Each line of the listing must be transcribed exactly, except for the images, which should be excluded.

--

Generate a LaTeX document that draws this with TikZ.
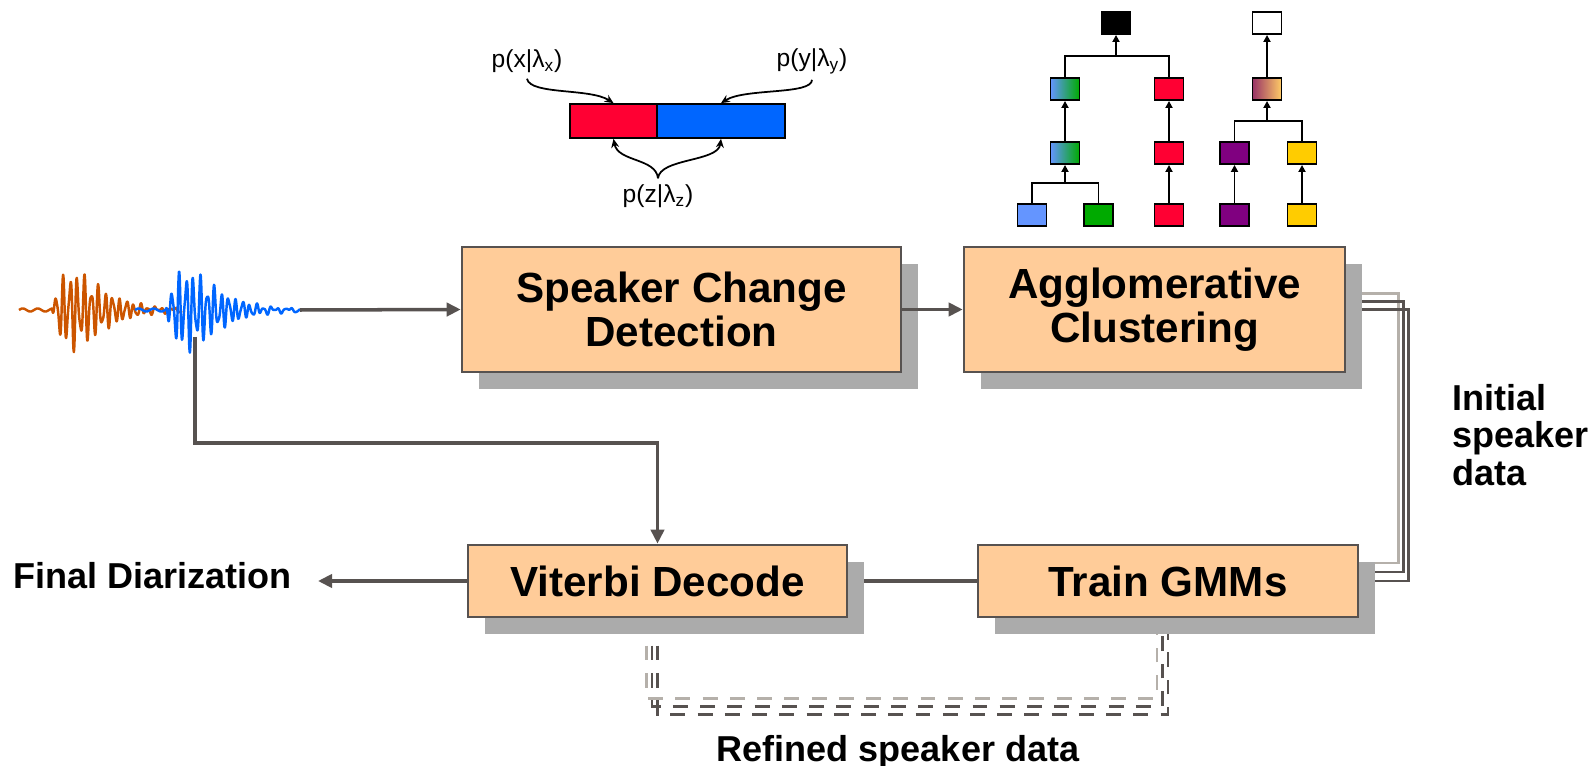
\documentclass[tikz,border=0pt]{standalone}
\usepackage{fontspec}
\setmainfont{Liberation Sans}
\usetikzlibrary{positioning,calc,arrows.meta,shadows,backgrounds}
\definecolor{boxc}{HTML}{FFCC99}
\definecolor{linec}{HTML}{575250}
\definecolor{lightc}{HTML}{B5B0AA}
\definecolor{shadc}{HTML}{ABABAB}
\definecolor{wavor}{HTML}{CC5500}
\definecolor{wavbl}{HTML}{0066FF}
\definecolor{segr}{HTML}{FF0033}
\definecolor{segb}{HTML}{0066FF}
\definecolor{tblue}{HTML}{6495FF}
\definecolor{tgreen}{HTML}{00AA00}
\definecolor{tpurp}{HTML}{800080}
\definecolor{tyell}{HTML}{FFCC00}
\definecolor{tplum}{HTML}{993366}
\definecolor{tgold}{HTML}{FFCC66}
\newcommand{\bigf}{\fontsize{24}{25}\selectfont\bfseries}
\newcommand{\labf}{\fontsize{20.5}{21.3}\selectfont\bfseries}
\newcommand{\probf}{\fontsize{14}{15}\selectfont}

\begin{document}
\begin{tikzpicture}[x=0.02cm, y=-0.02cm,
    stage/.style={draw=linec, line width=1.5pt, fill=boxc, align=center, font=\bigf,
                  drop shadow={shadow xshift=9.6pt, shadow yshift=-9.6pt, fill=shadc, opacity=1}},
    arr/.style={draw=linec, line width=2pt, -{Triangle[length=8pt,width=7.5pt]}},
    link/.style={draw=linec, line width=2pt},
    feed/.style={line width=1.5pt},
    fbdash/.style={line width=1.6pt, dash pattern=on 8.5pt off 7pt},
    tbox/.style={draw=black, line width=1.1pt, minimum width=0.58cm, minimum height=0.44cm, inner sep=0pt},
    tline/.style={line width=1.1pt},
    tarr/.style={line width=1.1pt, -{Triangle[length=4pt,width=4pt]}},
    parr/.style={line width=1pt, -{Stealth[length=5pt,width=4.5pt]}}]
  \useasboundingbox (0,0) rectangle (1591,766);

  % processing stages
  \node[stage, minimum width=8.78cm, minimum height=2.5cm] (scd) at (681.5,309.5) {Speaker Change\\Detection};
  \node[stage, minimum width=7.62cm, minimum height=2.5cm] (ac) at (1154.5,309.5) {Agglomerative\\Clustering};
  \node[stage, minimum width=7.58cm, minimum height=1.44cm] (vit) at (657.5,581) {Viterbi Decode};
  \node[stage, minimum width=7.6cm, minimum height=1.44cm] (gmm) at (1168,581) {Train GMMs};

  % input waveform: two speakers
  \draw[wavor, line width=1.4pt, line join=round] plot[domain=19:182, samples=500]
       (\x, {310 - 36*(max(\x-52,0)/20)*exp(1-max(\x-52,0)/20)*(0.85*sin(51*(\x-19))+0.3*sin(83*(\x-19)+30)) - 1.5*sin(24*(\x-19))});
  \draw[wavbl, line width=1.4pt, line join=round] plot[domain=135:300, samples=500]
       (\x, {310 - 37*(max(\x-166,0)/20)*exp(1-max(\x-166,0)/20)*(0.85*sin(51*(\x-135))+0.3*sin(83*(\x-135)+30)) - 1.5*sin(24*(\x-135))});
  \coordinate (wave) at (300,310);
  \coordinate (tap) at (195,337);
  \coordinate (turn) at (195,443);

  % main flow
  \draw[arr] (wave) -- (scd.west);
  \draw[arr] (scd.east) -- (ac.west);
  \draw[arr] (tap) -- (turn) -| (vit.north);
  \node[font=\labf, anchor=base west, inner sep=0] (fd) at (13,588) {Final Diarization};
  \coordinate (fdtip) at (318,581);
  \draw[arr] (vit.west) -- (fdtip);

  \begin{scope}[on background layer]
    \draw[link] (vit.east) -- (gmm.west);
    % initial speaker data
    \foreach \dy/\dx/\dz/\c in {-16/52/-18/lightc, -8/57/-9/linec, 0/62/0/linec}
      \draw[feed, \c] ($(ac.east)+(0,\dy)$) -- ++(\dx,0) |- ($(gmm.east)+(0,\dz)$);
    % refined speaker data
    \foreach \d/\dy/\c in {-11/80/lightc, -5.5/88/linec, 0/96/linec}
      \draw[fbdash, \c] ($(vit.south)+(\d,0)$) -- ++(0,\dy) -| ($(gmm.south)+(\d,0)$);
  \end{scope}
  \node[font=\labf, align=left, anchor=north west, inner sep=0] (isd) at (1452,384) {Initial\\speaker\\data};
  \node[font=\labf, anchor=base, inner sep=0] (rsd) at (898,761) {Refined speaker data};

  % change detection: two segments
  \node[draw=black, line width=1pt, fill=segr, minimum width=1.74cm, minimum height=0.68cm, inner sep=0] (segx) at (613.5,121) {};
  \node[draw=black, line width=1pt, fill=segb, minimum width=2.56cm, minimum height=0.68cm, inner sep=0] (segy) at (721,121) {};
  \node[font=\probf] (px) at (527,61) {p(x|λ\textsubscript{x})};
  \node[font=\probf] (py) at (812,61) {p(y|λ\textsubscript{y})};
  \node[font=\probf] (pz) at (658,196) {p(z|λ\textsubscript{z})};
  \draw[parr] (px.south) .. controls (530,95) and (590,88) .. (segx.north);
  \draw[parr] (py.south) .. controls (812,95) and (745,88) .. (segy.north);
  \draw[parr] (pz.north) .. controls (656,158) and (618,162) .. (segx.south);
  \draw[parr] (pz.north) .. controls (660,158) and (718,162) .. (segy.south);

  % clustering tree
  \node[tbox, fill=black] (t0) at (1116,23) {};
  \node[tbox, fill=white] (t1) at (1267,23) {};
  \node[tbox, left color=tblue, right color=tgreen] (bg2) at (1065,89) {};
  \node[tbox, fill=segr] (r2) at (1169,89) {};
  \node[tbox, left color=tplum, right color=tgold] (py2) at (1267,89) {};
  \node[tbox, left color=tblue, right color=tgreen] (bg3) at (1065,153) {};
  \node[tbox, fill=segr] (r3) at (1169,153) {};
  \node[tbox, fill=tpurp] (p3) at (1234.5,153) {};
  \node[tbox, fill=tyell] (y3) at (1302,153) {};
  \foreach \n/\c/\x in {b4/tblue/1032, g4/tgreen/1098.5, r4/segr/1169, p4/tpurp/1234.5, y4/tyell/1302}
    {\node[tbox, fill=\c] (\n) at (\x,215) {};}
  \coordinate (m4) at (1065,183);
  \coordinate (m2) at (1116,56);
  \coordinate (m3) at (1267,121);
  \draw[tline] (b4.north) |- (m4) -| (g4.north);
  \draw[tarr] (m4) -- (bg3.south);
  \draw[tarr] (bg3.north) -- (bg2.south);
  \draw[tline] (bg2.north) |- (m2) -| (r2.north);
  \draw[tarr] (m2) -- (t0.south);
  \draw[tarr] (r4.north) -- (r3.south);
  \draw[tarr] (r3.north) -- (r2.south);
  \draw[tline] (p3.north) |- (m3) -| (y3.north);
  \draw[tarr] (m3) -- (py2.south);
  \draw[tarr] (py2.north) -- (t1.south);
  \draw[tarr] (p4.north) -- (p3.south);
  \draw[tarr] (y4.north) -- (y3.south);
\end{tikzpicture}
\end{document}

--

# Response to this task
Generate a LaTeX document that draws this with TikZ.
\documentclass[tikz,border=0pt]{standalone}
\usepackage{fontspec}
\setmainfont{Liberation Sans}
\usetikzlibrary{positioning,calc,arrows.meta,shadows,backgrounds}
\definecolor{boxc}{HTML}{FFCC99}
\definecolor{linec}{HTML}{575250}
\definecolor{lightc}{HTML}{B5B0AA}
\definecolor{shadc}{HTML}{ABABAB}
\definecolor{wavor}{HTML}{CC5500}
\definecolor{wavbl}{HTML}{0066FF}
\definecolor{segr}{HTML}{FF0033}
\definecolor{segb}{HTML}{0066FF}
\definecolor{tblue}{HTML}{6495FF}
\definecolor{tgreen}{HTML}{00AA00}
\definecolor{tpurp}{HTML}{800080}
\definecolor{tyell}{HTML}{FFCC00}
\definecolor{tplum}{HTML}{993366}
\definecolor{tgold}{HTML}{FFCC66}
\newcommand{\bigf}{\fontsize{24}{25}\selectfont\bfseries}
\newcommand{\labf}{\fontsize{20.5}{21.3}\selectfont\bfseries}
\newcommand{\probf}{\fontsize{14}{15}\selectfont}

\begin{document}
\begin{tikzpicture}[x=0.02cm, y=-0.02cm,
    stage/.style={draw=linec, line width=1.5pt, fill=boxc, align=center, font=\bigf,
                  drop shadow={shadow xshift=9.6pt, shadow yshift=-9.6pt, fill=shadc, opacity=1}},
    arr/.style={draw=linec, line width=2pt, -{Triangle[length=8pt,width=7.5pt]}},
    link/.style={draw=linec, line width=2pt},
    feed/.style={line width=1.5pt},
    fbdash/.style={line width=1.6pt, dash pattern=on 8.5pt off 7pt},
    tbox/.style={draw=black, line width=1.1pt, minimum width=0.58cm, minimum height=0.44cm, inner sep=0pt},
    tline/.style={line width=1.1pt},
    tarr/.style={line width=1.1pt, -{Triangle[length=4pt,width=4pt]}},
    parr/.style={line width=1pt, -{Stealth[length=5pt,width=4.5pt]}}]
  \useasboundingbox (0,0) rectangle (1591,766);

  % processing stages
  \node[stage, minimum width=8.78cm, minimum height=2.5cm] (scd) at (681.5,309.5) {Speaker Change\\Detection};
  \node[stage, minimum width=7.62cm, minimum height=2.5cm] (ac) at (1154.5,309.5) {Agglomerative\\Clustering};
  \node[stage, minimum width=7.58cm, minimum height=1.44cm] (vit) at (657.5,581) {Viterbi Decode};
  \node[stage, minimum width=7.6cm, minimum height=1.44cm] (gmm) at (1168,581) {Train GMMs};

  % input waveform: two speakers
  \draw[wavor, line width=1.4pt, line join=round] plot[domain=19:182, samples=500]
       (\x, {310 - 36*(max(\x-52,0)/20)*exp(1-max(\x-52,0)/20)*(0.85*sin(51*(\x-19))+0.3*sin(83*(\x-19)+30)) - 1.5*sin(24*(\x-19))});
  \draw[wavbl, line width=1.4pt, line join=round] plot[domain=135:300, samples=500]
       (\x, {310 - 37*(max(\x-166,0)/20)*exp(1-max(\x-166,0)/20)*(0.85*sin(51*(\x-135))+0.3*sin(83*(\x-135)+30)) - 1.5*sin(24*(\x-135))});
  \coordinate (wave) at (300,310);
  \coordinate (tap) at (195,337);
  \coordinate (turn) at (195,443);

  % main flow
  \draw[arr] (wave) -- (scd.west);
  \draw[arr] (scd.east) -- (ac.west);
  \draw[arr] (tap) -- (turn) -| (vit.north);
  \node[font=\labf, anchor=base west, inner sep=0] (fd) at (13,588) {Final Diarization};
  \coordinate (fdtip) at (318,581);
  \draw[arr] (vit.west) -- (fdtip);

  \begin{scope}[on background layer]
    \draw[link] (vit.east) -- (gmm.west);
    % initial speaker data
    \foreach \dy/\dx/\dz/\c in {-16/52/-18/lightc, -8/57/-9/linec, 0/62/0/linec}
      \draw[feed, \c] ($(ac.east)+(0,\dy)$) -- ++(\dx,0) |- ($(gmm.east)+(0,\dz)$);
    % refined speaker data
    \foreach \d/\dy/\c in {-11/80/lightc, -5.5/88/linec, 0/96/linec}
      \draw[fbdash, \c] ($(vit.south)+(\d,0)$) -- ++(0,\dy) -| ($(gmm.south)+(\d,0)$);
  \end{scope}
  \node[font=\labf, align=left, anchor=north west, inner sep=0] (isd) at (1452,384) {Initial\\speaker\\data};
  \node[font=\labf, anchor=base, inner sep=0] (rsd) at (898,761) {Refined speaker data};

  % change detection: two segments
  \node[draw=black, line width=1pt, fill=segr, minimum width=1.74cm, minimum height=0.68cm, inner sep=0] (segx) at (613.5,121) {};
  \node[draw=black, line width=1pt, fill=segb, minimum width=2.56cm, minimum height=0.68cm, inner sep=0] (segy) at (721,121) {};
  \node[font=\probf] (px) at (527,61) {p(x|λ\textsubscript{x})};
  \node[font=\probf] (py) at (812,61) {p(y|λ\textsubscript{y})};
  \node[font=\probf] (pz) at (658,196) {p(z|λ\textsubscript{z})};
  \draw[parr] (px.south) .. controls (530,95) and (590,88) .. (segx.north);
  \draw[parr] (py.south) .. controls (812,95) and (745,88) .. (segy.north);
  \draw[parr] (pz.north) .. controls (656,158) and (618,162) .. (segx.south);
  \draw[parr] (pz.north) .. controls (660,158) and (718,162) .. (segy.south);

  % clustering tree
  \node[tbox, fill=black] (t0) at (1116,23) {};
  \node[tbox, fill=white] (t1) at (1267,23) {};
  \node[tbox, left color=tblue, right color=tgreen] (bg2) at (1065,89) {};
  \node[tbox, fill=segr] (r2) at (1169,89) {};
  \node[tbox, left color=tplum, right color=tgold] (py2) at (1267,89) {};
  \node[tbox, left color=tblue, right color=tgreen] (bg3) at (1065,153) {};
  \node[tbox, fill=segr] (r3) at (1169,153) {};
  \node[tbox, fill=tpurp] (p3) at (1234.5,153) {};
  \node[tbox, fill=tyell] (y3) at (1302,153) {};
  \foreach \n/\c/\x in {b4/tblue/1032, g4/tgreen/1098.5, r4/segr/1169, p4/tpurp/1234.5, y4/tyell/1302}
    {\node[tbox, fill=\c] (\n) at (\x,215) {};}
  \coordinate (m4) at (1065,183);
  \coordinate (m2) at (1116,56);
  \coordinate (m3) at (1267,121);
  \draw[tline] (b4.north) |- (m4) -| (g4.north);
  \draw[tarr] (m4) -- (bg3.south);
  \draw[tarr] (bg3.north) -- (bg2.south);
  \draw[tline] (bg2.north) |- (m2) -| (r2.north);
  \draw[tarr] (m2) -- (t0.south);
  \draw[tarr] (r4.north) -- (r3.south);
  \draw[tarr] (r3.north) -- (r2.south);
  \draw[tline] (p3.north) |- (m3) -| (y3.north);
  \draw[tarr] (m3) -- (py2.south);
  \draw[tarr] (py2.north) -- (t1.south);
  \draw[tarr] (p4.north) -- (p3.south);
  \draw[tarr] (y4.north) -- (y3.south);
\end{tikzpicture}
\end{document}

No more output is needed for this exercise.